Our special series about tech businesses founded in 2020 highlights tales of resilience, remote relationships and pivoting. No.9: MOJO

John Thornhill and Sasha Cole had planned their dementia app MOJO pre-COVID – yet the pandemic accelerated their plans.

MOJO provides 360-degree care to patients and aims to ease the burden on carers, a group of people the duo says have been previously forgotten.

Based in Godalming and inspired by Cole’s years of experience of working with dementia patients, MOJO launched in November 2020 and offers features such as free online workshops for carers.

“We were due to launch [in 2020] anyway but the pandemic has really changed the level of service we’re able to offer,” says Thornhill. “Older people have been forced to become more comfortable with using things like Zoom so we’re able to become more accessible for a wider audience.”

The business came from Cole’s experience of working with dementia patients and family members, where she found that the burden increases across the family the more the condition takes hold.

With restrictions from the pandemic placing more pressure on the primary carer, there has never been a more important time to launch MOJO – which aims to help people find ‘moments of joy’ – say the pair.

Both say taking the view that you can find positives in a negative situation has benefited them in the face of adversity, for example the have been able to focus on their business without distractions.

“At the back end of 2019 we were working on the content and then lockdown came and gave us time to work on the technological development,” Thornhill says.

“In many ways, we’ve been able to navigate through the peaks and troughs of the pandemic in a way that hasn’t been detrimental to the business – if anything it’s given us greater focus.”

The MOJO online support system and app connects everyone involved in the care of a loved one, for a monthly subscription that allows ten family members to take part.

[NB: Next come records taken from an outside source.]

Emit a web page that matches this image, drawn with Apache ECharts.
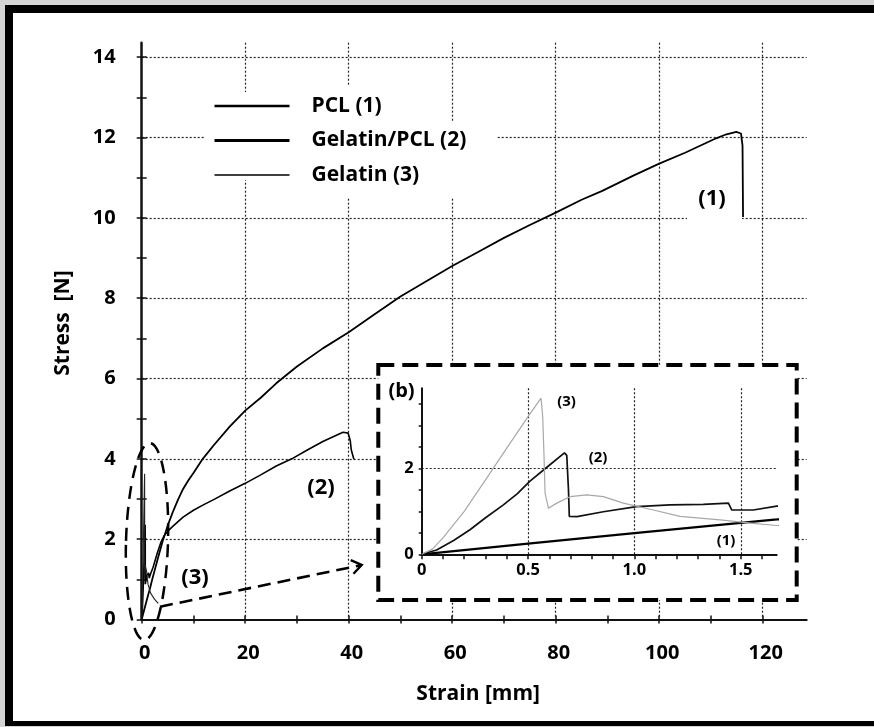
<!DOCTYPE html>
<html><head><meta charset="utf-8">
<script src="https://cdn.jsdelivr.net/npm/echarts@6/dist/echarts.min.js"></script>
<style>
html,body{margin:0;padding:0;background:#d4d4d4;}
#frame{position:absolute;left:5px;top:5px;width:869px;height:721px;box-sizing:border-box;background:#fff;border-top:8px solid #000;border-left:8px solid #000;border-bottom:5px solid #000;}
#chart{position:absolute;left:0;top:0;width:874px;height:727px;}
</style></head><body>
<div id="frame"></div><div id="chart"></div>
<script>
// ---------- data (strain in mm, stress in N) ----------
const seriesNames = ['PCL (1)', 'Gelatin/PCL (2)', 'Gelatin (3)'];

const pclStrain = [0,0.5,1,1.5,1.67,2,3,4,5,6,7,8,9,10,11.8,14,17,20,23,26,30,35,40,45,50,55,60,65,70,75,80,85,89,95,100,105,111,113,114.9,115.8,116.1,116.2];
const pclStress = [0,0.25,0.49,0.73,0.81,0.98,1.46,1.93,2.33,2.67,2.98,3.25,3.46,3.65,4.0,4.35,4.8,5.2,5.52,5.88,6.3,6.75,7.15,7.6,8.04,8.42,8.8,9.15,9.5,9.82,10.13,10.45,10.67,11.05,11.35,11.62,11.98,12.08,12.14,12.1,11.8,10.02];

const gpStrain = [0,0.07,0.15,0.227,0.3,0.384,0.45,0.509,0.59,0.671,0.682,0.69,0.694,0.73,0.854,1.01,1.168,1.324,1.442,1.458,1.559,1.669,2.2,3,3.7,4.4,5.2,6,8,10,12,14,17,20,23,26,29,32,35,37,38.9,39.9,40.3,40.5,41.0];
const gpStress = [0,0.1,0.32,0.57,0.85,1.15,1.41,1.7,2.03,2.36,2.3,1.5,0.88,0.876,0.99,1.11,1.15,1.16,1.19,1.03,1.03,1.12,1.3,1.65,1.92,2.1,2.22,2.32,2.55,2.72,2.86,2.99,3.2,3.39,3.6,3.82,4.0,4.22,4.43,4.55,4.66,4.64,4.45,4.22,3.99];

const gelStrain = [0,0.05,0.1,0.2,0.3,0.4,0.5,0.561,0.569,0.575,0.58,0.596,0.635,0.697,0.776,0.854,0.948,1.089,1.215,1.403,1.559,1.669,2.0,2.5,3.2];
const gelStress = [0,0.12,0.38,1.0,1.73,2.47,3.2,3.63,3.2,2.3,1.42,1.07,1.19,1.34,1.38,1.34,1.19,1.03,0.88,0.8,0.72,0.67,0.6,0.5,0.4];

// ---------- tick values ----------
const mainXTicks = [0,10,20,30,40,50,60,70,80,90,100,110,120];
const mainYTicks = [0,1,2,3,4,5,6,7,8,9,10,11,12,13,14];
const insetXTicks = [0,0.1,0.2,0.3,0.4,0.5,0.6,0.7,0.8,0.9,1.0,1.1,1.2,1.3,1.4,1.5,1.6];
const insetYTicks = [0,0.5,1,1.5,2,2.5,3,3.5];

const pairs = (xs, ys) => xs.map((x, i) => [x, ys[i]]);
const FONT = 'Open Sans';
const INK = '#000';

const chart = echarts.init(document.getElementById('chart'));

const dotted = { type: [2, 2], color: '#222', width: 1.2 };
const labelFont = { fontFamily: FONT, fontWeight: 'bold', color: INK };

function tickAxis(base, values, inside, len, extra) {
  return Object.assign({}, base, {
    axisLine: { show: false },
    axisLabel: { show: false },
    splitLine: { show: false },
    axisTick: { show: true, inside: inside, length: len, customValues: values,
                lineStyle: { color: '#111', width: 1.5 } }
  }, extra || {});
}

const mainX = { type: 'value', gridIndex: 0, min: 0, max: 128.5, position: 'bottom' };
const mainY = { type: 'value', gridIndex: 0, min: 0, max: 14.36, position: 'left' };
const insX = { type: 'value', gridIndex: 1, min: 0, max: 1.669, position: 'bottom', z: 5 };
const insY = { type: 'value', gridIndex: 1, min: 0, max: 3.86, position: 'left', z: 5 };

const hiddenSymbol = { opacity: 0, color: 'transparent', borderWidth: 0 };

const option = {
  animation: false,
  grid: [
    { left: 141.7, top: 42.7, width: 665, height: 576.8 },
    { left: 421.7, top: 388.3, width: 355, height: 166 }
  ],
  legend: {
    left: 213, top: 94, orient: 'vertical', padding: 0,
    itemWidth: 75, itemHeight: 14, itemGap: 10.5, selectedMode: false, z: 7,
    textStyle: { fontFamily: FONT, fontWeight: 'bold', fontSize: 21, color: INK, lineHeight: 24, padding: [0, 0, 0, 17] },
    data: [
      { name: seriesNames[0], itemStyle: hiddenSymbol, lineStyle: { color: INK, width: 2.7 } },
      { name: seriesNames[1], itemStyle: hiddenSymbol, lineStyle: { color: INK, width: 3 } },
      { name: seriesNames[2], itemStyle: hiddenSymbol, lineStyle: { color: INK, width: 1.7 } }
    ]
  },
  xAxis: [
    Object.assign({}, mainX, {
      interval: 20,
      axisLine: { lineStyle: { color: '#111', width: 2 } },
      axisTick: { show: false },
      axisLabel: Object.assign({ fontSize: 20, margin: 24, padding: [0, 0, 0, 6], showMaxLabel: false }, labelFont),
      splitLine: { show: true, lineStyle: dotted, showMinLine: false, showMaxLine: false },
      name: 'Strain [mm]', nameLocation: 'middle', nameGap: 64,
      nameTextStyle: { fontFamily: FONT, fontWeight: 'bold', fontSize: 21, color: INK, padding: [0, 0, 0, 8] }
    }),
    tickAxis(mainX, mainXTicks, false, 4, { interval: 10 }),
    tickAxis(mainX, mainXTicks, true, 4, { interval: 10 }),
    Object.assign({}, insX, {
      interval: 0.5,
      axisLine: { lineStyle: { color: '#111', width: 2 } },
      axisTick: { show: false },
      axisLabel: Object.assign({ fontSize: 16.5, margin: 7, showMaxLabel: false,
        formatter: v => (v === 0 ? '0' : v.toFixed(1)) }, labelFont),
      splitLine: { show: true, lineStyle: dotted, showMinLine: false, showMaxLine: false }
    }),
    tickAxis(insX, insetXTicks, false, 5, { interval: 0.1 })
  ],
  yAxis: [
    Object.assign({}, mainY, {
      interval: 2,
      axisLine: { lineStyle: { color: '#111', width: 2.5 } },
      axisTick: { show: false },
      axisLabel: Object.assign({ fontSize: 20, margin: 26, padding: [18, 0, 0, 0], showMaxLabel: false }, labelFont),
      splitLine: { show: true, lineStyle: dotted, showMinLine: false, showMaxLine: false },
      name: 'Stress  [N]', nameLocation: 'middle', nameGap: 68,
      nameTextStyle: { fontFamily: FONT, fontWeight: 'bold', fontSize: 21, color: INK, padding: [0, 0, 0, 16] }
    }),
    tickAxis(mainY, mainYTicks, false, 5, { interval: 1 }),
    tickAxis(mainY, mainYTicks, true, 5, { interval: 1 }),
    Object.assign({}, insY, {
      interval: 2,
      axisLine: { lineStyle: { color: '#111', width: 2 } },
      axisTick: { show: false },
      axisLabel: Object.assign({ fontSize: 16.5, margin: 8, showMaxLabel: false }, labelFont),
      splitLine: { show: true, lineStyle: dotted, showMinLine: false, showMaxLine: false }
    }),
    tickAxis(insY, insetYTicks, false, 3, { interval: 0.5 })
  ],
  series: [
    { name: seriesNames[0], type: 'line', xAxisIndex: 0, yAxisIndex: 0, symbol: 'none', z: 3, silent: true,
      lineStyle: { color: INK, width: 1.8 }, itemStyle: { color: INK }, data: pairs(pclStrain, pclStress) },
    { name: seriesNames[1], type: 'line', xAxisIndex: 0, yAxisIndex: 0, symbol: 'none', z: 3, silent: true,
      lineStyle: { color: INK, width: 1.6 }, itemStyle: { color: INK }, data: pairs(gpStrain, gpStress) },
    { name: seriesNames[2], type: 'line', xAxisIndex: 0, yAxisIndex: 0, symbol: 'none', z: 3, silent: true,
      lineStyle: { color: '#222', width: 1.1 }, itemStyle: { color: INK }, data: pairs(gelStrain, gelStress) },
    { name: seriesNames[0], type: 'line', xAxisIndex: 3, yAxisIndex: 3, symbol: 'none', z: 6, silent: true,
      lineStyle: { color: INK, width: 2.3 }, data: pairs(pclStrain, pclStress) },
    { name: seriesNames[1], type: 'line', xAxisIndex: 3, yAxisIndex: 3, symbol: 'none', z: 6, silent: true,
      lineStyle: { color: '#111', width: 1.7 }, data: pairs(gpStrain, gpStress) },
    { name: seriesNames[2], type: 'line', xAxisIndex: 3, yAxisIndex: 3, symbol: 'none', z: 6, silent: true,
      lineStyle: { color: '#a8a8a8', width: 1.2 }, data: pairs(gelStrain, gelStress) }
  ],
  graphic: [
    // white masks behind legend and labels
    { type: 'rect', z: 1, silent: true, shape: { x: 205, y: 92, width: 93, height: 88 }, style: { fill: '#fff' } },
    { type: 'rect', z: 1, silent: true, shape: { x: 298, y: 85, width: 102, height: 37 }, style: { fill: '#fff' } },
    { type: 'rect', z: 1, silent: true, shape: { x: 298, y: 122, width: 199, height: 38 }, style: { fill: '#fff' } },
    { type: 'rect', z: 1, silent: true, shape: { x: 298, y: 160, width: 162, height: 37 }, style: { fill: '#fff' } },
    { type: 'rect', z: 1, silent: true, shape: { x: 687, y: 178, width: 55, height: 44 }, style: { fill: '#fff' } },
    { type: 'rect', z: 1, silent: true, shape: { x: 300, y: 467, width: 45, height: 40 }, style: { fill: '#fff' } },
    // inset box
    { type: 'rect', z: 1, silent: true, shape: { x: 378.3, y: 365, width: 418.4, height: 235 },
      style: { fill: '#fff', stroke: '#000', lineWidth: 4, lineDash: [16, 8] } },
    // dashed ellipse around origin
    { type: 'ellipse', z: 4, silent: true, x: 147, y: 541.5, rotation: -0.03,
      shape: { cx: 0, cy: 0, rx: 21, ry: 98.5 },
      style: { fill: 'none', stroke: '#000', lineWidth: 2.5, lineDash: [13, 8] } },
    // dashed arrow to inset
    { type: 'line', z: 4, silent: true, shape: { x1: 160, y1: 606.7, x2: 361, y2: 565.2 },
      style: { stroke: '#000', lineWidth: 2.6, lineDash: [13, 7] } },
    { type: 'polyline', z: 4, silent: true, shape: { points: [[350.7, 560.2], [361.7, 565], [353.5, 573.7]] },
      style: { fill: 'none', stroke: '#000', lineWidth: 2.4 } },
    // annotations
    { type: 'text', z: 7, silent: true, style: { text: '(1)', x: 712, y: 199, align: 'center', verticalAlign: 'middle', font: 'bold 22px "Open Sans"', fill: INK } },
    { type: 'text', z: 7, silent: true, style: { text: '(2)', x: 321, y: 488, align: 'center', verticalAlign: 'middle', font: 'bold 22px "Open Sans"', fill: INK } },
    { type: 'text', z: 7, silent: true, style: { text: '(3)', x: 195, y: 578, align: 'center', verticalAlign: 'middle', font: 'bold 22px "Open Sans"', fill: INK } },
    { type: 'text', z: 7, silent: true, style: { text: '(b)', x: 401.5, y: 391.5, align: 'center', verticalAlign: 'middle', font: 'bold 20px "Open Sans"', fill: INK } },
    { type: 'text', z: 7, silent: true, style: { text: '(3)', x: 566.5, y: 401.5, align: 'center', verticalAlign: 'middle', font: 'bold 15px "Open Sans"', fill: INK } },
    { type: 'text', z: 7, silent: true, style: { text: '(2)', x: 598, y: 458, align: 'center', verticalAlign: 'middle', font: 'bold 15px "Open Sans"', fill: INK } },
    { type: 'text', z: 7, silent: true, style: { text: '(1)', x: 726, y: 540.5, align: 'center', verticalAlign: 'middle', font: 'bold 15px "Open Sans"', fill: INK } }
  ]
};
chart.setOption(option);
</script>
</body></html>
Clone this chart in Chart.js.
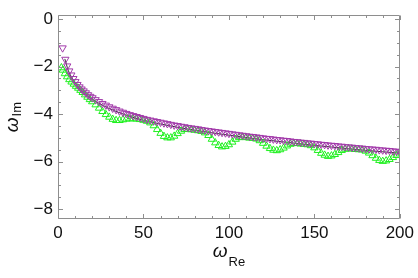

It includes a medication manager, checklists for every step of the journey, a calendar and messaging system that’s distributed across the family network, and a friends and family section where relatives can add photographs of themselves across different ages up to the present day to aid a dementia patient’s ability to recognise them.

There is also a time machine section that patients and carers can use together, showing key events in that person’s history alongside songs, movies and artefacts from that era.

In addition, there is a mentoring section for family members and a badge system for the patient, so members can be alerted in case they get lost.

“We’re using tech but the platform is much more human and interactive,” says Thornhill, adding that the app recognises that a patient can go through a plethora of experiences in any one day, which can be isolating for them and their carers.

He gives the example of someone experiencing a “time shift”, where they believe they are in a different period of time. Rather than the carer explaining that they are ‘wrong’, they could use the time machine to show pictures and sounds from that time to bring comfort.

Another issue common with dementia is recognising people in the present. The use of a slider with photographs to show a family member ageing can help that person, he adds.

“Our approach is validating their opinions and what they believe in because creating a barrier could create conflict,” says Cole.

The shift further towards remote meetings because of the pandemic should benefit MOJO, she adds, with the medical profession and older generation now embracing tech much more than previously.

“The medical profession has been slow to embrace technology previously because it felt older people wouldn’t have the appetite for it, but that’s changed [in 2020] and we’re really seeing things gain momentum,” Thornhill says.